Now I'm quite in a rage, understandably. I initiate a new call and get Nupur. Poor Nupur, I really read him the riot act and demanded to be reconnected with Ciara, which he refused. He was my new advisor, period. I demanded a significantly discounted upgrade, I do not want a replacement, a simple refund is an insult after the 30+ hours I must have spent chasing this, all the while barely using the 2 machines for a total of 3 weeks, both of which I had sent back. He puts me on hold so he can 'look into this'. And... disconnected.

He sends me the standard follow up email, here's how to reach me, I'll respond the next time I'm in the office. I reply immediately demanding he call me back. He replies 2 minutes later asking for my number. I send it. I wait. He never calls after 15 minutes.

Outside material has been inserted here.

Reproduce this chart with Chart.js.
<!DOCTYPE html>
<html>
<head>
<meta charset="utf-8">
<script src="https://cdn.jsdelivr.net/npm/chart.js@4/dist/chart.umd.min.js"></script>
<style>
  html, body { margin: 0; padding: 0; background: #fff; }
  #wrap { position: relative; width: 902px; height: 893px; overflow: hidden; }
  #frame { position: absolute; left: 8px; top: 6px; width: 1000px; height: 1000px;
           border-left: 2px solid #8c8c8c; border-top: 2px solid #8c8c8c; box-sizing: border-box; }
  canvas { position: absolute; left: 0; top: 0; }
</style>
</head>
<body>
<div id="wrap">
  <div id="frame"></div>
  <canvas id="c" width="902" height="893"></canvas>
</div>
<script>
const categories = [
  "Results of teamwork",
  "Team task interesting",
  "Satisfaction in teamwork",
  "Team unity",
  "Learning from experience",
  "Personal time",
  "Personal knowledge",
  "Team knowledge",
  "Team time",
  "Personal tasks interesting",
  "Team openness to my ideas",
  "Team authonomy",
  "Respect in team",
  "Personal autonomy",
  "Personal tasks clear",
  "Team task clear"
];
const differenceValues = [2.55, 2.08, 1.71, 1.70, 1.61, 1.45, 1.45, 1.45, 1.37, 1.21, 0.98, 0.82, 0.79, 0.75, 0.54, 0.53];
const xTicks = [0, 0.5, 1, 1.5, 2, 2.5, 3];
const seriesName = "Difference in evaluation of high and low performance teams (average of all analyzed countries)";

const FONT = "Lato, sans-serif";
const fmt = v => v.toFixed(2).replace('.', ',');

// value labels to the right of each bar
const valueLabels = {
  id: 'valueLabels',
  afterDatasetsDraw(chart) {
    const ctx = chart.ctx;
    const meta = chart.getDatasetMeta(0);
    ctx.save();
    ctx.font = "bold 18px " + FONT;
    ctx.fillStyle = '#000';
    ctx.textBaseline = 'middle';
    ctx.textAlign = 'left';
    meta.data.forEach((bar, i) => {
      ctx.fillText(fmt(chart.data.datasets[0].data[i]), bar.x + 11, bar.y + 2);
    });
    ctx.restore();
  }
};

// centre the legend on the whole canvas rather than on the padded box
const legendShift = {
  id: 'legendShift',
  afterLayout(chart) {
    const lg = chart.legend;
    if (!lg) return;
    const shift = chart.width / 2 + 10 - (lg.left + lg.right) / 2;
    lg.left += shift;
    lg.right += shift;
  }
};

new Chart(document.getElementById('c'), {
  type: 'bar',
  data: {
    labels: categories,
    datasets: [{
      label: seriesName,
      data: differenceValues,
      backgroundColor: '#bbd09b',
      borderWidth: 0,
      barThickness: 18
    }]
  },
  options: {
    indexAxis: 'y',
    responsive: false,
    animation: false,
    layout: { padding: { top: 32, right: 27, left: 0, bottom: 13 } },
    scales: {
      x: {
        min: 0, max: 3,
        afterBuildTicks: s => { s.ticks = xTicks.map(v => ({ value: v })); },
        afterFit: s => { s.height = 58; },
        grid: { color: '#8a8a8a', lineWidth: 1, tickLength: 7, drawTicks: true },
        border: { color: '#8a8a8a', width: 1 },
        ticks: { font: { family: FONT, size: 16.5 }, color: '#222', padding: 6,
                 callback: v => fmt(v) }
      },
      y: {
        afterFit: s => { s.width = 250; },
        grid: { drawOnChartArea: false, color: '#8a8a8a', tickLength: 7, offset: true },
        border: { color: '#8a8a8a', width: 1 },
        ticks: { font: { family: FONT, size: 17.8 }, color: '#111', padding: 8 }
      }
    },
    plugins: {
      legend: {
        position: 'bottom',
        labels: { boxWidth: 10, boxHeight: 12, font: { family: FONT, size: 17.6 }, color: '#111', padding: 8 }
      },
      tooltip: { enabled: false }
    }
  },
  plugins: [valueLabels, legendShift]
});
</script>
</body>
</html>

I initiate yet another support call. I get called immediately. As calmly but firmly as possible, I explain ALL OF THE ABOVE YET AGAIN. If you're reading this far, I'll do you a favor and really try to sum it up.

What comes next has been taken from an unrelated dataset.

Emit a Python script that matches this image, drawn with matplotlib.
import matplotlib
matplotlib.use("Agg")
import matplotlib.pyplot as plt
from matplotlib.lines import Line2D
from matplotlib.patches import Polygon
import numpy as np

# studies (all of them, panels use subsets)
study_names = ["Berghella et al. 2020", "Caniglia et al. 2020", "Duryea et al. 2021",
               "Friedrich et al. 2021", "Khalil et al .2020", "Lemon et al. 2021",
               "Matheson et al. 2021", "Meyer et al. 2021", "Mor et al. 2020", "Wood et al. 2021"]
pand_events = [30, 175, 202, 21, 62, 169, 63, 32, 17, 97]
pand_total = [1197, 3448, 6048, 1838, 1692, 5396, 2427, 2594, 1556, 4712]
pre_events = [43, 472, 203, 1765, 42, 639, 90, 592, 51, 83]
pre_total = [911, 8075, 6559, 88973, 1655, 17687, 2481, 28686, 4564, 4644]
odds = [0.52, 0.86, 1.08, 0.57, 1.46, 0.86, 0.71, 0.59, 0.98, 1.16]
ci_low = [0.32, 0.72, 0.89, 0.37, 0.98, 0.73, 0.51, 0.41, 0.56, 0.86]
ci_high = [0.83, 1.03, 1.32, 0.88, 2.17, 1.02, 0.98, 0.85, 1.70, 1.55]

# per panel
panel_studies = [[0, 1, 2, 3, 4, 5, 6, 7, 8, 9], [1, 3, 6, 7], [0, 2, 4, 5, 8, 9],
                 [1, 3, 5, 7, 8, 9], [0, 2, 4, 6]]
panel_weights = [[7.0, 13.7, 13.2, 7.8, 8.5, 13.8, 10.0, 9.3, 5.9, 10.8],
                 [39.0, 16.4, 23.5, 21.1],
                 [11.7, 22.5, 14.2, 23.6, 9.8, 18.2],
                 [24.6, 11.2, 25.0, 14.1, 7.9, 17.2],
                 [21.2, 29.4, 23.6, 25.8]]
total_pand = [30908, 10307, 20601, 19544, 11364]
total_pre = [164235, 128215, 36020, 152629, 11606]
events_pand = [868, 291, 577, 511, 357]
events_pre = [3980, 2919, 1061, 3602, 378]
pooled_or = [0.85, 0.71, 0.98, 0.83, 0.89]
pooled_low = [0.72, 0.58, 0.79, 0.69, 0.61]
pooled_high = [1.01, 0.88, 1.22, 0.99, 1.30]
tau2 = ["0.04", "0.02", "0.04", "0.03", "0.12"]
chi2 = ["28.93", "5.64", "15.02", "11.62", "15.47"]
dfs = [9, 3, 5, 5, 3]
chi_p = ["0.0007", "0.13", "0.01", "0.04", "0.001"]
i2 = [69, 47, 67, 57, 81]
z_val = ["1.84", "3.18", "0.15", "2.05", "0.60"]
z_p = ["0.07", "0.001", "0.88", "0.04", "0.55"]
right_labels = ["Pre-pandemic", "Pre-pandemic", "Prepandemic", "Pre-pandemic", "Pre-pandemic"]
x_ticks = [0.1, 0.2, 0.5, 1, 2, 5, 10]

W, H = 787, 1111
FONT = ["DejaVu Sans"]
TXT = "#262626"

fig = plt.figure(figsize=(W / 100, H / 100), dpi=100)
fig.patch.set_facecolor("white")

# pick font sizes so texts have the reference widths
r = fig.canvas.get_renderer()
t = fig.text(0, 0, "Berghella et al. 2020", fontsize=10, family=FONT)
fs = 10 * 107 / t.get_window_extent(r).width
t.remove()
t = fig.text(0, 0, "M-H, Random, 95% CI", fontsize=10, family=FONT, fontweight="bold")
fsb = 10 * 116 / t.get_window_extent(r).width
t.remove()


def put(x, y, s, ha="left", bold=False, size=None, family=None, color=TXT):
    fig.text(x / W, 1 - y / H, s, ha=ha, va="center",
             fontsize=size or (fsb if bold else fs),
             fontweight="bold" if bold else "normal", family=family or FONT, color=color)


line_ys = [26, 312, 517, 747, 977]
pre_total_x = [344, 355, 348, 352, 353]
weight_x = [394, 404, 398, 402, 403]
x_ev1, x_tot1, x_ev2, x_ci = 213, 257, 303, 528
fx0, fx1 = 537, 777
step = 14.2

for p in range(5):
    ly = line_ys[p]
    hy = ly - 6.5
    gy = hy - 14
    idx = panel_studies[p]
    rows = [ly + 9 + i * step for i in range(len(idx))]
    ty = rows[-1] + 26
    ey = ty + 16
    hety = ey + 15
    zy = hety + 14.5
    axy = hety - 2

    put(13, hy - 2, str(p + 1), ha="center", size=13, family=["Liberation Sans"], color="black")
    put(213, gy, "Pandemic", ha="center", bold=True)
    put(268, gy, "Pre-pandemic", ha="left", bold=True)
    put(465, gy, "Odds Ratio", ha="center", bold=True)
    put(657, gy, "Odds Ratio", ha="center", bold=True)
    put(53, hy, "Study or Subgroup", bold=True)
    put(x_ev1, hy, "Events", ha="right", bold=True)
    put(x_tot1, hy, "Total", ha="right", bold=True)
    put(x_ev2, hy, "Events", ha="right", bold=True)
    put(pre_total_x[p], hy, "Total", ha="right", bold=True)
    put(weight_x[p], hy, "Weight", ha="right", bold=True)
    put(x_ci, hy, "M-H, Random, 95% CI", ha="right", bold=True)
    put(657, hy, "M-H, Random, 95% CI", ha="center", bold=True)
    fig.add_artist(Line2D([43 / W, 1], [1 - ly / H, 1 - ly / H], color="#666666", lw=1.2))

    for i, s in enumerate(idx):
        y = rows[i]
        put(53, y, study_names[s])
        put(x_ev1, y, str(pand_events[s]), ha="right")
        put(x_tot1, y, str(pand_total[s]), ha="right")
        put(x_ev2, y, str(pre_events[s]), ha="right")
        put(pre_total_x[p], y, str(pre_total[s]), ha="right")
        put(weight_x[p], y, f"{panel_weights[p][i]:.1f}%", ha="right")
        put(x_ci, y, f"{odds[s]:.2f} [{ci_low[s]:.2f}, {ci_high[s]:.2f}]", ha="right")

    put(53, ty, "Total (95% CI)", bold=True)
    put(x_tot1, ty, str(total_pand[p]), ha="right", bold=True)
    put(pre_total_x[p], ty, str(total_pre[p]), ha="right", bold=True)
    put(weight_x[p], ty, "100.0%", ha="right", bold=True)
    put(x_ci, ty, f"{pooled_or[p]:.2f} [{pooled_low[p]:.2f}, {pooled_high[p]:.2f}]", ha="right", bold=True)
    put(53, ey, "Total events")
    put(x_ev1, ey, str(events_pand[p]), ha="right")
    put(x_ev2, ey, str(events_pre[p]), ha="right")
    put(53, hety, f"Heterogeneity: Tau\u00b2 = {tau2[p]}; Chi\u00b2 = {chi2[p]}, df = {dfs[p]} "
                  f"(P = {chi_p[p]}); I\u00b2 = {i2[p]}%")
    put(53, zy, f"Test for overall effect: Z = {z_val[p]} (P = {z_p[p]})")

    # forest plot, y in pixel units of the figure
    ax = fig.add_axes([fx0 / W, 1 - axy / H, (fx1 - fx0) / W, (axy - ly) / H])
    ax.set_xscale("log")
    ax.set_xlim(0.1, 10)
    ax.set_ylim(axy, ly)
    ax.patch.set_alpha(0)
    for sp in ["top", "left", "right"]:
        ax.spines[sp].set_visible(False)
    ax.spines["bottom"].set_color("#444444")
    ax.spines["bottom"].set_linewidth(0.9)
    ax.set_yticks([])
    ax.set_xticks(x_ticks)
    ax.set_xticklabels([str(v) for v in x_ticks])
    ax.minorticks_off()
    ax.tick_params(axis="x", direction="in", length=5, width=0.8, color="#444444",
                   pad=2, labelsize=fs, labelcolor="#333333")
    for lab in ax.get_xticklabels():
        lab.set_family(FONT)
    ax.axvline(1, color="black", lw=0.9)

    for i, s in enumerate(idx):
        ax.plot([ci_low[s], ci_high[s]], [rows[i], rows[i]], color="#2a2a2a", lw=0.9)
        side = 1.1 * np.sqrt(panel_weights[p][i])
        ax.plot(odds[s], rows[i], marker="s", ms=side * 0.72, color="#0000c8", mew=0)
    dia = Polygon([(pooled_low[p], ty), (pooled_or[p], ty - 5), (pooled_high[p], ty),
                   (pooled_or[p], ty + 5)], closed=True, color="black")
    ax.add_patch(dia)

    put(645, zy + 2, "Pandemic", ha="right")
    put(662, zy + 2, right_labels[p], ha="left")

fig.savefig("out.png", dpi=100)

I'm only entitled to a refund (if it gets "approved", even though it's my right as a consumer in the UK), or a paid upgrade but it has to be within the same product family, and it's basically a maxed out M2 Air, so that leaves me with the final option: a 3rd replacement. I refused it and said I want a refund. OK, let me put you on hold...

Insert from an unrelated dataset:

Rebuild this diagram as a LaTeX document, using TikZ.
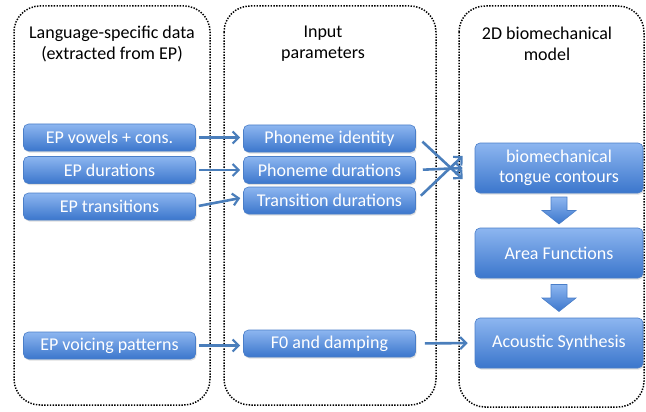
\documentclass[tikz,border=0pt]{standalone}
\usepackage{fontspec}
\setmainfont{Carlito}
\usetikzlibrary{arrows.meta,calc,shadows}
\definecolor{boxtop}{HTML}{8DB6F0}
\definecolor{boxbot}{HTML}{3B76CC}
\definecolor{boxedge}{HTML}{4A7EC8}
\definecolor{arrcol}{HTML}{4A7EBB}
\tikzset{
  panel/.style={draw=black, line width=1.5pt, dash pattern=on 1.4pt off 1.4pt, rounded corners=26pt},
  title/.style={font=\fontsize{18}{21}\selectfont, align=center, text=black},
  bluebox/.style={rectangle, rounded corners=5pt, draw=boxedge, line width=0.6pt,
    top color=boxtop, bottom color=boxbot, text=white,
    font=\fontsize{18}{20}\selectfont, align=center, inner sep=0pt,
    drop shadow={shadow xshift=1pt, shadow yshift=-1.5pt, opacity=0.25}},
  smallbox/.style={bluebox, minimum width=172pt, minimum height=27pt},
  bigbox/.style={bluebox, minimum width=168pt, minimum height=50pt},
  arr/.style={draw=arrcol, line width=2.6pt, -{Straight Barb[length=6pt,width=12pt,line width=2.2pt]}},
  blockarrow/.style={draw=boxedge, line width=0.6pt, top color=boxtop, bottom color=boxbot},
}
\begin{document}
\begin{tikzpicture}[x=1pt,y=-1pt]
\useasboundingbox (0,0) rectangle (646,412);
% panels
\draw[panel] (14,6) rectangle (210,405);
\draw[panel] (224,6) rectangle (436,405);
\draw[panel] (459,6) rectangle (644,407);
% titles
\node[title] (t1) at (112,44) {Language-specific data\\(extracted from EP)};
\node[title] (t2) at (323,44) {Input\\parameters};
\node[title] (t3) at (547,44) {2D biomechanical\\model};
% column 1
\node[smallbox] (ev) at (109.5,137.5) {EP vowels + cons.};
\node[smallbox] (ed) at (109.5,170) {EP durations};
\node[smallbox] (et) at (109.5,206.5) {EP transitions};
\node[smallbox] (evp) at (109.5,345.5) {EP voicing patterns};
% column 2
\node[smallbox] (pi) at (329.5,138.5) {Phoneme identity};
\node[smallbox] (pd) at (329.5,170) {Phoneme durations};
\node[smallbox] (td) at (329.5,200.5) {Transition durations};
\node[smallbox] (f0) at (329.5,343.5) {F0 and damping};
% column 3
\node[bigbox] (bt) at (559,168) {biomechanical\\tongue contours};
\node[bigbox] (af) at (559,253) {Area Functions};
\node[bigbox] (as) at (559,343) {Acoustic Synthesis};
% arrows col1 -> col2
\draw[arr, shorten <=3pt, shorten >=3pt] (ev.east) -- (pi.west |- ev.east);
\draw[arr, shorten <=3pt, shorten >=3pt] (ed.east) -- (pd.west);
\draw[arr, shorten <=3pt, shorten >=3pt] (et.east) -- ([yshift=3pt]td.west);
\draw[arr, shorten <=3pt, shorten >=3pt] (evp.east) -- (f0.west |- evp.east);
% arrows col2 -> col3
\coordinate (b1) at ([xshift=-12pt,yshift=-11pt]bt.west);
\coordinate (b2) at ([xshift=-12pt]bt.west);
\coordinate (b3) at ([xshift=-12pt,yshift=12pt]bt.west);
\draw[arr, shorten <=9pt] ([yshift=3pt]pi.east) -- (b1);
\draw[arr, shorten <=7pt] (pd.east) -- (b2);
\draw[arr, shorten <=7pt] (td.east) -- (b3);
\draw[arr, shorten <=9pt, shorten >=7pt] (f0.east) -- (as.west);
% block arrows
\coordinate (m1) at ($(bt.south)!0.5!(af.north)$);
\coordinate (m2) at ($(af.south)!0.5!(as.north)$);
\foreach \m in {m1,m2}{
  \draw[blockarrow] ([shift={(-8,-13.5)}]\m) -- ([shift={(8,-13.5)}]\m) -- ([shift={(8,0)}]\m)
    -- ([shift={(17,0)}]\m) -- ([shift={(0,13.5)}]\m) -- ([shift={(-17,0)}]\m)
    -- ([shift={(-8,0)}]\m) -- cycle;
}
\end{tikzpicture}
\end{document}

"I just spoke with customer service who handles refunds and they said they need approval from engineering" Why? "They need to verify the fault exists, I'm terribly sorry but I'll have to get back to you next week." OK.

[proceeds to bang head against wall until rendered fully unconscious].

The probability that I received two machines with identical - yet anomalous - defects is infinitessimally small. What is far more probable is that my specific configuration contains a design defect that causes this rattling. I have found at least a dozen other reports of this exact issue both on reddit and on Apple's own support forums. Either way, after 23 years of intense loyalty to Apple, I must say this has been the absolute worst experience I've ever had with them. And I have no choice but to continue using their Macs, my livelihood depends on it -- without a sizable investment in a PC version of my entire studio, which I simply cannot afford nor do I have the time to create such a disruption.

Thank you for reading. I'm exhausted and just want to put this behind me, but if anyone in the UK reading this has advice on steps I could take to escalate this saga with Consumer Protection Agencies or other legal action, I'd gladly do it. Thanks in advance.
 
Last edited:

TorbenIbsen

macrumors regular
Feb 22, 2021
176
145
Far too long to read for me. But the probability of getting two machines with identical defects is really not infinitissimal. When you get a new machine from the same stock/vendor you may have run into a situation where all the identical devices at that place comes from the same production batch. So it is quite likely that you will get another device from that batch depending on the turnover rate at that vendor. So you end up getting a replacement with exactly the same production error or faulty part inside.
 

TheFlaneur

macrumors newbie
Original poster
Jan 6, 2011
8
1
Far too long to read for me. But the probability of getting two machines with identical defects is really not infinitissimal. When you get a new machine from the same stock/vendor you may have run into a situation where all the identical devices at that place comes from the same production batch. So it is quite likely that you will get another device from that batch depending on the turnover rate at that vendor. So you end up getting a replacement with exactly the same production error or faulty part inside.
Thanks, I don't disagree in general, but full context helps. I don't expect anyone to read it, it was mostly a cathartic exercise.